While clients should minimize their exposure and practice safe social distancing and public health procedures, taking creative steps to document and verify the circumstances of documents executed at this time is key. By consulting an attorney, clients can make sure they meet all the necessary technical details to execute their document. Then, the use of technology and creative resources can help protect against uncertainty or challenges to the legitimacy of a plan. As with most legal issues, additional communication can go a long way. In addition to the document, keeping a record of the intent and mental state of the parties can fortify the legitimacy of these complicated signings. Often dismissed as inadmissible or immaterial parole evidence, these records have a way of going from irrelevant to very relevant.
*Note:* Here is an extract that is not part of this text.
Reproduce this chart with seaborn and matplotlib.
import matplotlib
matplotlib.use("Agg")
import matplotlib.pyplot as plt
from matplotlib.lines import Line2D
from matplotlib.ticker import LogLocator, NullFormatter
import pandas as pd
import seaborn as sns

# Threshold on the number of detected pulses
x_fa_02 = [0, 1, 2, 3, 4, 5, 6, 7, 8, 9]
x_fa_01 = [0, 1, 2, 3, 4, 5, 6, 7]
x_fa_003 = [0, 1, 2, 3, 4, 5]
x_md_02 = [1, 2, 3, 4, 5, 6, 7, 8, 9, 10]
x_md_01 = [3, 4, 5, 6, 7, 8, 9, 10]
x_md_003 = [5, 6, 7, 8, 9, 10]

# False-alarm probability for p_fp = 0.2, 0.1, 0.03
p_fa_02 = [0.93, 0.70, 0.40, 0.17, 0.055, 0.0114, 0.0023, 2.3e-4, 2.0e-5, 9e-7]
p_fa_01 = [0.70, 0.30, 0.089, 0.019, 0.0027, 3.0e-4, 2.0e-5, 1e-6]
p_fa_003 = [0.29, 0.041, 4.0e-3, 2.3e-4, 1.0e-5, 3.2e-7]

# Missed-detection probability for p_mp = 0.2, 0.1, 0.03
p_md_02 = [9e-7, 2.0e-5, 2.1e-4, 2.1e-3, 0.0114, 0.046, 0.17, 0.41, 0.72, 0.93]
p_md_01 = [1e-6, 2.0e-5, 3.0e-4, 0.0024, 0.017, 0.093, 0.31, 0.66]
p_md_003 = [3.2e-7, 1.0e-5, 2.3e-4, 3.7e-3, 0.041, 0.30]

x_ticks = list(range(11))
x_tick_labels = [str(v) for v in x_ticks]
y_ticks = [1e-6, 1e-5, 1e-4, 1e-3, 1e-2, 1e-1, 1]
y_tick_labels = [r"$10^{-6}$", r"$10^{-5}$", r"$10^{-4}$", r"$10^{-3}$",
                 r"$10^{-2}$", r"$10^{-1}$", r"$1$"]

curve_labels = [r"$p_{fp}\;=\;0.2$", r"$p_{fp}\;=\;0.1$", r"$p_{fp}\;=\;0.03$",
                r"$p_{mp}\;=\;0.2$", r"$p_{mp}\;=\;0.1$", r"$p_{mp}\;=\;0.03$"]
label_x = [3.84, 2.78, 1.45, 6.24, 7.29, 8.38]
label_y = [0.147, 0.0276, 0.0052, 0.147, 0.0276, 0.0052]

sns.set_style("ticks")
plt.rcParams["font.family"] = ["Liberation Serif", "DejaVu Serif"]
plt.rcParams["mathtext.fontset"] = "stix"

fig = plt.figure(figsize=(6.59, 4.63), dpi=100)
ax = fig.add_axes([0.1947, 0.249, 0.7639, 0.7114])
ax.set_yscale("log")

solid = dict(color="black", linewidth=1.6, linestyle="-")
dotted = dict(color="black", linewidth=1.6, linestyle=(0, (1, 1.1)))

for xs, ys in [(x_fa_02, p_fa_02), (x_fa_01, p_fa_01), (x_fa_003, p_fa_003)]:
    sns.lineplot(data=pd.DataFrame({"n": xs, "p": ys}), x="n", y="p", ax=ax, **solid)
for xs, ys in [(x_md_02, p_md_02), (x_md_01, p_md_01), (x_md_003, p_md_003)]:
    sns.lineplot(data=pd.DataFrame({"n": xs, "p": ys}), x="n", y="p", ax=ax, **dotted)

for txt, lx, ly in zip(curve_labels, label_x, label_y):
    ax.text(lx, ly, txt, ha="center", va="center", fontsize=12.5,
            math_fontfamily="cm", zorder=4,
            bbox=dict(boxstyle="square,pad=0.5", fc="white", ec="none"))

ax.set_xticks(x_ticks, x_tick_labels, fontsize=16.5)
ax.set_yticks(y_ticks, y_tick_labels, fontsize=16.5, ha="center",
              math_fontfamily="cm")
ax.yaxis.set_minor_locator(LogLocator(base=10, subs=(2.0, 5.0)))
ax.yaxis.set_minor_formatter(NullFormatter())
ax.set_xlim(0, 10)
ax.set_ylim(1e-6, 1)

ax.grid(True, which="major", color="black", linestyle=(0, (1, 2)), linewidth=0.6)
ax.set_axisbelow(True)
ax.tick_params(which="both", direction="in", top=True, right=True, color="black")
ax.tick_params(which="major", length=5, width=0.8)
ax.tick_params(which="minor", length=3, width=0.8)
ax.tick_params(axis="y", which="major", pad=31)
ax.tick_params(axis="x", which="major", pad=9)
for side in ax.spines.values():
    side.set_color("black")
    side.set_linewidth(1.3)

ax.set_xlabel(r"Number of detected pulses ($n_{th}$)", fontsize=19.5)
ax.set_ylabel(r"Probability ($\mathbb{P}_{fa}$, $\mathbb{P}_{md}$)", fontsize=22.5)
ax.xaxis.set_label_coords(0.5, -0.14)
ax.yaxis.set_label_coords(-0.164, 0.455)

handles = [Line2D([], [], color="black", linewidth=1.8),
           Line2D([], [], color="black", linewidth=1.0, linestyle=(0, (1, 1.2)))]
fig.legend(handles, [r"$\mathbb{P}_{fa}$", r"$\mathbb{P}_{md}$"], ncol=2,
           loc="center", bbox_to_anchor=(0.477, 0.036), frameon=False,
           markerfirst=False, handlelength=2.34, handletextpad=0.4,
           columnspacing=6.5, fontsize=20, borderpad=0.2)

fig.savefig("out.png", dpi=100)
So when in doubt exercise common sense and an abundance of caution.

www.evans-dixon.com


[1]
Chaliss, John M., “Electronic wills in Missouri: The future is now” MO Bar
News, Vol. 75, No. 6 / November – December 2019

[2] A
fundamental flaw of ‘internet form’ or DIY estate planning is that many
families end up spread over several states and jurisdictions. This one size
fits all approach not only runs afoul of state to state probate laws, but with
significant real estate and tax looming on the horizon of almost any estate
planning question, failing to take into account the location of the client, the
assets, and the beneficiaries is a recipe for disaster.

[3]
It should be noted that Courts have with greater frequency relied on these to
conduct hearings. However, the reference to ‘tested’ is more in the sense
Courts’ academic questioning of the validity and evidentiary qualifications for
‘live video feeds’ is still a relatively new development.

[4]
This list is subject to change as events are still unfolding. Arizona,
Nebraska, Tennessee, Texas, Utah, Wisconsin, Florida, Idaho, Indiana, Iowa,
Kentucky, Maryland, Michigan, Minnesota, Montana, Nevada, North Dakota, Ohio,
Oklahoma, South Dakota, Vermont, Virginia, and Washington. States with
temporary RON orders are: Colorado, Connecticut, Illinois, New Hampshire, New
York, Pennsylvania, Wisconsin, and Wyoming.